Fotógrafo brasileiro percorre rotas da escravidão em busca da memória de seus ancestrais

“Sankofa – A África que Te Habita” estreou no canal de TV por assinatura Prime Box Brazil

Para os povos da África Ocidental, a palavra “sankofa” quer dizer “volte e pegue”. Ela é simbolizada por um pássaro com a cabeça voltada para trás, o que representa o retorno ao passado para ressignificar o presente e construir o futuro.

Foi seguindo a filosofia dessa palavra, que o fotógrafo César Fraga e o professor e doutor em história Maurício Barros de Castro percorreram nove cidades da África, seguindo o trajeto das quatro rotas transatlânticas da escravidão –Guiné, Mina, Angola e Moçambique–, por onde cerca de cinco milhões de africanos escravizados atravessaram o Atlântico para movimentar a economia do Brasil Colônia e Império (1530-1888).

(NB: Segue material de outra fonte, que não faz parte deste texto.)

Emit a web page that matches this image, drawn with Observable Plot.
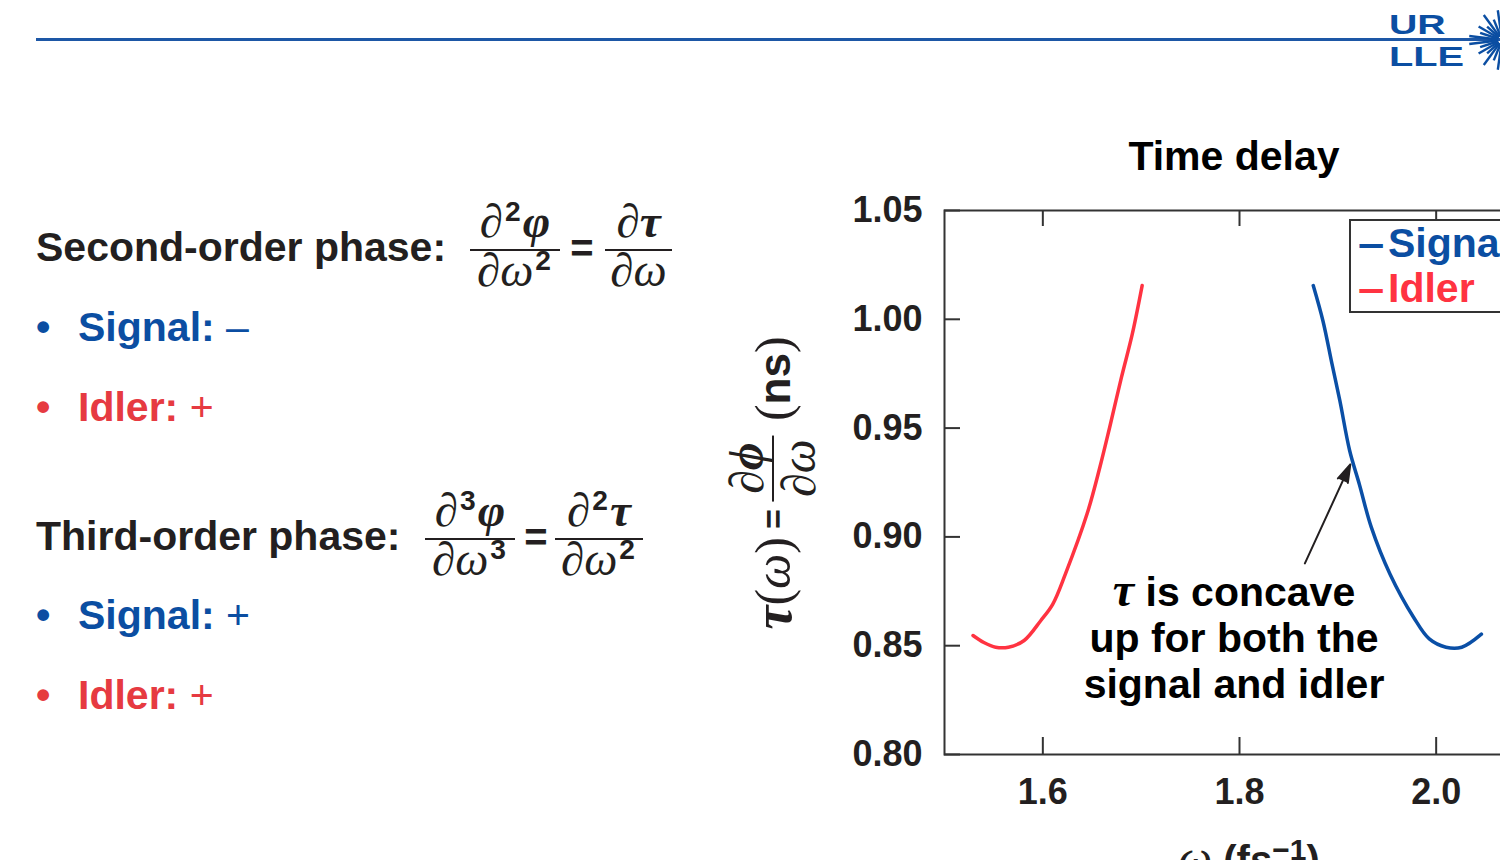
<!DOCTYPE html>
<html><head><meta charset="utf-8">
<script src="https://cdn.jsdelivr.net/npm/d3@7"></script>
<script src="https://cdn.jsdelivr.net/npm/@observablehq/plot@0.6"></script>
<style>
html,body{margin:0;padding:0;width:1500px;height:860px;overflow:hidden;background:#fff;}
body{position:relative;font-family:"Liberation Sans",Arial,sans-serif;color:#231f20;}
.abs{position:absolute;white-space:nowrap;line-height:1;}
.t41{font-size:41px;font-weight:bold;}
.m{font-family:"Liberation Serif","DejaVu Serif",serif;font-style:italic;font-weight:normal;}
.mb{font-family:"Liberation Serif","DejaVu Serif",serif;font-style:italic;font-weight:bold;}
.sup{font-family:"Liberation Sans",Arial,sans-serif;font-style:normal;font-weight:bold;font-size:0.6em;position:relative;top:-0.55em;margin:0 2px;}
.reg{font-weight:normal;}
.bar{position:absolute;height:2px;background:#231f20;}
#plotwrap{position:absolute;left:800px;top:120px;width:750px;height:740px;}
#plotwrap svg{overflow:visible;max-width:none !important;}
</style>
</head><body>
<div id="root"></div>
<script>
// ---------------- data ----------------
const idlerOmega  = [1.529, 1.540, 1.552, 1.565, 1.581, 1.598, 1.610, 1.623, 1.645, 1.658, 1.668, 1.680, 1.691, 1.701];
const idlerTau    = [0.8547, 0.8515, 0.8493, 0.8493, 0.8524, 0.8616, 0.8690, 0.8830, 0.9106, 0.9320, 0.9504, 0.9734, 0.9933, 1.0155];
const signalOmega = [1.875, 1.885, 1.894, 1.902, 1.912, 1.922, 1.934, 1.953, 1.977, 1.993, 2.010, 2.026, 2.046];
const signalTau   = [1.0155, 0.9990, 0.9796, 0.9627, 0.9397, 0.9240, 0.9045, 0.8830, 0.8631, 0.8531, 0.8493, 0.8493, 0.8553];
const seriesNames  = ["Signal", "Idler"];
const seriesColors = ["#0a4fa6", "#ff3341"];
const textBlue = "#0b4ea2", textRed = "#e63a41";
const xTicks = [1.6, 1.8, 2.0];
const yTicks = [0.80, 0.85, 0.90, 0.95, 1.00, 1.05];
const xDomain = [1.5, 2.1];
const yDomain = [0.80, 1.05];
const chartTitle = "Time delay";
const annotationLines = ["τ is concave", "up for both the", "signal and idler"];
const annotationX = [1.7944];
const annotationY = [0.8538];
const arrowX = [1.8665, 1.9127];
const arrowY = [0.8878, 0.9333];

// ---------------- page decorations & text ----------------
const root = document.getElementById("root");
function add(html){ root.insertAdjacentHTML("beforeend", html); }

// header rule + logo
add(`<div class="abs" style="left:36px;top:38px;width:1464px;height:3px;background:#1d57a6"></div>`);
add(`<div class="abs" style="left:1389px;top:9px;font:bold 28px 'Liberation Sans';color:#0b4ea2;transform:scaleX(1.4);transform-origin:left top;">UR</div>`);
add(`<div class="abs" style="left:1389px;top:41px;font:bold 28px 'Liberation Sans';color:#0b4ea2;transform:scaleX(1.42);transform-origin:left top;">LLE</div>`);
(function(){
  const angs=[-82,-68,-54,-42,-30,-18,-7,7,18,30,42,54,68,82];
  const lens=[30,22,31,20,27,23,33,33,23,27,20,31,22,30];
  let s=`<svg class="abs" style="left:1460px;top:0px" width="40" height="80">`;
  angs.forEach((a,i)=>{const r=(180+a)*Math.PI/180, cx=42, cy=40;
    s+=`<line x1="${cx+4*Math.cos(r)}" y1="${cy+4*Math.sin(r)}" x2="${cx+lens[i]*Math.cos(r)}" y2="${cy+lens[i]*Math.sin(r)}" stroke="#0b4ea2" stroke-width="2.4"/>`;});
  s+=`</svg>`; add(s);
})();

// left text
function line(top, html){ add(`<div class="abs t41" style="left:36px;top:${top}px">${html}</div>`); }
line(227, `Second-order phase:`);
line(307, `<span style="color:${textBlue}"><span style="display:inline-block;width:42px">•</span>Signal: <span class="reg">–</span></span>`);
line(387, `<span style="color:${textRed}"><span style="display:inline-block;width:42px">•</span>Idler: <span class="reg">+</span></span>`);
line(516, `Third-order phase:`);
line(595, `<span style="color:${textBlue}"><span style="display:inline-block;width:42px">•</span>Signal: <span class="reg">+</span></span>`);
line(675, `<span style="color:${textRed}"><span style="display:inline-block;width:42px">•</span>Idler: <span class="reg">+</span></span>`);

function frac(left, width, numBase, barY, denBase, num, den){
  const fs=47, off=0.8375*fs;
  add(`<div class="abs" style="left:${left}px;width:${width}px;top:${numBase-off}px;text-align:center;font-size:${fs}px">${num}</div>`);
  add(`<div class="bar" style="left:${left}px;width:${width}px;top:${barY}px"></div>`);
  add(`<div class="abs" style="left:${left}px;width:${width}px;top:${denBase-off}px;text-align:center;font-size:${fs}px">${den}</div>`);
}
function eq(cx, cy){ add(`<div class="abs" style="left:${cx-15}px;width:30px;text-align:center;top:${cy-24}px;font:bold 40px 'Liberation Sans';">=</div>`); }
const d="<span class='m'>∂</span>";
frac(470, 90, 236, 249, 285, `${d}<span class="sup">2</span><span class="mb">φ</span>`, `${d}<span class="m">ω</span><span class="sup">2</span>`);
eq(582, 250);
frac(605, 67, 236, 249, 285, `${d}<span class="mb">τ</span>`, `${d}<span class="m">ω</span>`);
frac(425, 90, 525, 538, 574, `${d}<span class="sup">3</span><span class="mb">φ</span>`, `${d}<span class="m">ω</span><span class="sup">3</span>`);
eq(536, 539);
frac(555, 88, 525, 538, 574, `${d}<span class="sup">2</span><span class="mb">τ</span>`, `${d}<span class="m">ω</span><span class="sup">2</span>`);

// chart title
add(`<div class="abs t41" style="left:1234px;top:136px;transform:translateX(-50%);color:#000">${chartTitle}</div>`);

// y-axis label (rotated)
add(`<div class="abs" style="left:773px;top:483px;transform:translate(-50%,-50%) rotate(-90deg);display:flex;align-items:center;color:#231f20">
  <span class="mb" style="font-size:54px">τ</span>
  <span style="font-family:'Liberation Serif',serif;font-size:50px">(<span class="m">ω</span>)</span>
  <span style="font:bold 34px 'Liberation Sans';margin:0 8px">=</span>
  <span style="display:inline-flex;flex-direction:column;align-items:center;font-size:48px">
    <span class="mb" style="line-height:1">∂ϕ</span>
    <span style="display:block;width:66px;height:2px;background:#231f20;margin:1px 0"></span>
    <span class="m" style="line-height:1">∂ω</span>
  </span>
  <span style="font-family:'Liberation Serif',serif;font-size:50px;margin-left:14px">(<b style="font-family:'Liberation Sans';font-size:44px">ns</b>)</span>
</div>`);

// x-axis label
add(`<div class="abs" style="left:1249px;top:830px;transform:translateX(-50%);font:bold 40px 'Liberation Sans';color:#231f20"><span class="m" style="font-size:48px">ω</span> (fs<span style="font-size:30px;position:relative;top:-14px">−1</span>)</div>`);

// ---------------- chart ----------------
const idler = idlerOmega.map((x,i)=>({omega:x, tau:idlerTau[i]}));
const signal = signalOmega.map((x,i)=>({omega:x, tau:signalTau[i]}));
const frameW = 590, frameH = 544;
const chart = Plot.plot({
  width: 750, height: 740,
  marginLeft: 144, marginRight: 16, marginTop: 90, marginBottom: 106,
  x: {domain: xDomain},
  y: {domain: yDomain},
  style: {fontFamily: "Liberation Sans, Arial, sans-serif", fontSize: "36px", fontWeight: "bold", color: "#231f20", background: "transparent", maxWidth: "none"},
  marks: [
    Plot.axisX({ticks: xTicks, tickSize: 0, tickPadding: 24, label: null, tickFormat: d3.format(".1f")}),
    Plot.axisY({ticks: yTicks, tickSize: 0, tickPadding: 22, label: null, tickFormat: d3.format(".2f")}),
    Plot.tickX(xTicks, {x: d=>d, insetTop: frameH-17, stroke: "#333", strokeWidth: 2}),
    Plot.tickX(xTicks, {x: d=>d, insetBottom: frameH-16, stroke: "#333", strokeWidth: 2}),
    Plot.tickY(yTicks, {y: d=>d, insetRight: frameW-16, stroke: "#333", strokeWidth: 2}),
    Plot.frame({stroke: "#333", strokeWidth: 2}),
    Plot.line(idler, {x: "omega", y: "tau", stroke: seriesColors[1], strokeWidth: 3.5, curve: "catmull-rom"}),
    Plot.line(signal, {x: "omega", y: "tau", stroke: seriesColors[0], strokeWidth: 3.5, curve: "catmull-rom"}),
    Plot.text(annotationX, {x: d=>d, y: (d,i)=>annotationY[i], text: ()=>annotationLines.join("\n"), fontSize: 41, lineHeight: 1.12, fill: "#000"}),
    Plot.arrow([0], {x1: ()=>arrowX[0], y1: ()=>arrowY[0], x2: ()=>arrowX[1], y2: ()=>arrowY[1], stroke: "#231f20", fill: "#231f20", strokeWidth: 2, headLength: 14, headAngle: 34})
  ]
});
const wrap = document.createElement("div");
wrap.id = "plotwrap";
wrap.appendChild(chart);
document.body.appendChild(wrap);

// serif italic tau in annotation
chart.querySelectorAll("tspan").forEach(t=>{
  if (t.textContent.startsWith("τ")) {
    const rest = t.textContent.slice(1);
    t.textContent = "";
    const ns = "http://www.w3.org/2000/svg";
    const tau = document.createElementNS(ns, "tspan");
    tau.setAttribute("font-family", "Liberation Serif, serif");
    tau.setAttribute("font-style", "italic");
    tau.setAttribute("font-size", "48");
    tau.textContent = "τ";
    t.appendChild(tau);
    t.appendChild(document.createTextNode(rest));
  }
});

// legend (drawn over the chart)
const lg = document.createElement("div");
lg.className = "abs";
lg.style.cssText = "left:1349px;top:219px;width:220px;height:90px;border:2px solid #333;background:#fff;padding-left:7px;box-sizing:content-box;";
lg.innerHTML = seriesNames.map((n,i)=>`<div style="font:bold 41px 'Liberation Sans';line-height:45px;color:${i===0?textBlue:seriesColors[1]}"><span style="display:inline-block;width:30px;transform:scaleX(1.15);transform-origin:left center">–</span>${n}</div>`).join("");
document.body.appendChild(lg);
</script>
</body></html>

Sacerdotisas de Dan, em Abomé, no Benim, em ritual que só acontece a cada 24 anos
Créditos: Divulgação/Cesar Fraga
Sacerdotisas de Dan, em Abomé, no Benim, em ritual que só acontece a cada 24 anos

A expedição acabou de virar uma série que estreou no começo do mês no canal de TV por assinatura Prime Box Brazil.

Em dez episódios, “Sankofa – A África que Te Habita” também retrata a resistência de grupos regionais para manter a cultura ancestral incorporada à identidade brasileira e apresenta contos mitológicos narrados pela atriz Zezé Motta.

A idealização do roteiro partiu da necessidade de César reencontrar suas raízes.

“O que mais me incomodava é essa ausência de informações da África pré-período escravocrata no Brasil. Ficava me perguntando: e antes do navio negreiro, o que acontecia lá?”, questiona o carioca, neto de escrava.

Celebração na Nigéria; país integrava uma das rotas do tráfico transatlântico de escravos
Créditos: Divulgação/Cesar Fraga
Celebração na Nigéria; país integrava uma das rotas do tráfico transatlântico de escravos

A cada destino, César registrou vestígios de monumentos, tradições locais e beleza de povos em fotografias, no seu primeiro trabalho profissional nesta linguagem, que virou exposição e ilustrou o livro “Do Outro Lado”, com pesquisa histórica escrita por Mauricio.

Partindo de Fortaleza, o projeto viajou por nove cidades das quatro rotas do tráfico transatlântico: Guiné (Cabo Verde, Guiné-Bissau e Senegal), Mina (Gana, Togo, Benim e Nigéria), Angola e Moçambique.

 O fotógrafo César Fraga
Créditos: Divulgação
 O fotógrafo César Fraga

No primeiro episódio da série, César e Maurício explicam as dificuldades de viabilização da viagem, no momento em que o estudo da diáspora africana ganha progressiva relevância mundial.

Maurício contextualiza a inscrição do sítio arqueológico do Cais do Valongo na lista de Patrimônio Mundial da Unesco, oficializada em 2018. Trata-se da maior porta de entrada de escravizados do mundo, localizado na zona portuária do Rio de Janeiro, por onde aproximados um milhão de pessoas passaram.

No Senegal (3º episódio), César e Maurício conhecem a África muçulmana da colorida e contemporânea capital Dakar. Se surpreendem com a beleza e tranquilidade da Ilha de Gorée, rota com menor número de escravos vindos ao Brasil, mas em sua maioria destinados ao Maranhão.

Artesanato do Togo, um dos países visitados na expedição
Créditos: Divulgação/Cesar Fraga
Artesanato do Togo, um dos países visitados na expedição

A cultura africana

As fábulas inseridas em todos os episódios buscam valorizar a cultura oral, transmitida entre gerações como ensinamentos ancestrais que preservam o pensar africano. A história do maior guerreiro do mundo, Ogum, é uma delas.

A falecida Tia Maria, guardiã do Jongo da Serrinha, a Iyalorixá de São João do Mereti (RJ) e a Mãe Menininha de Oxum, são alguns dos personagens entrevistados pela série.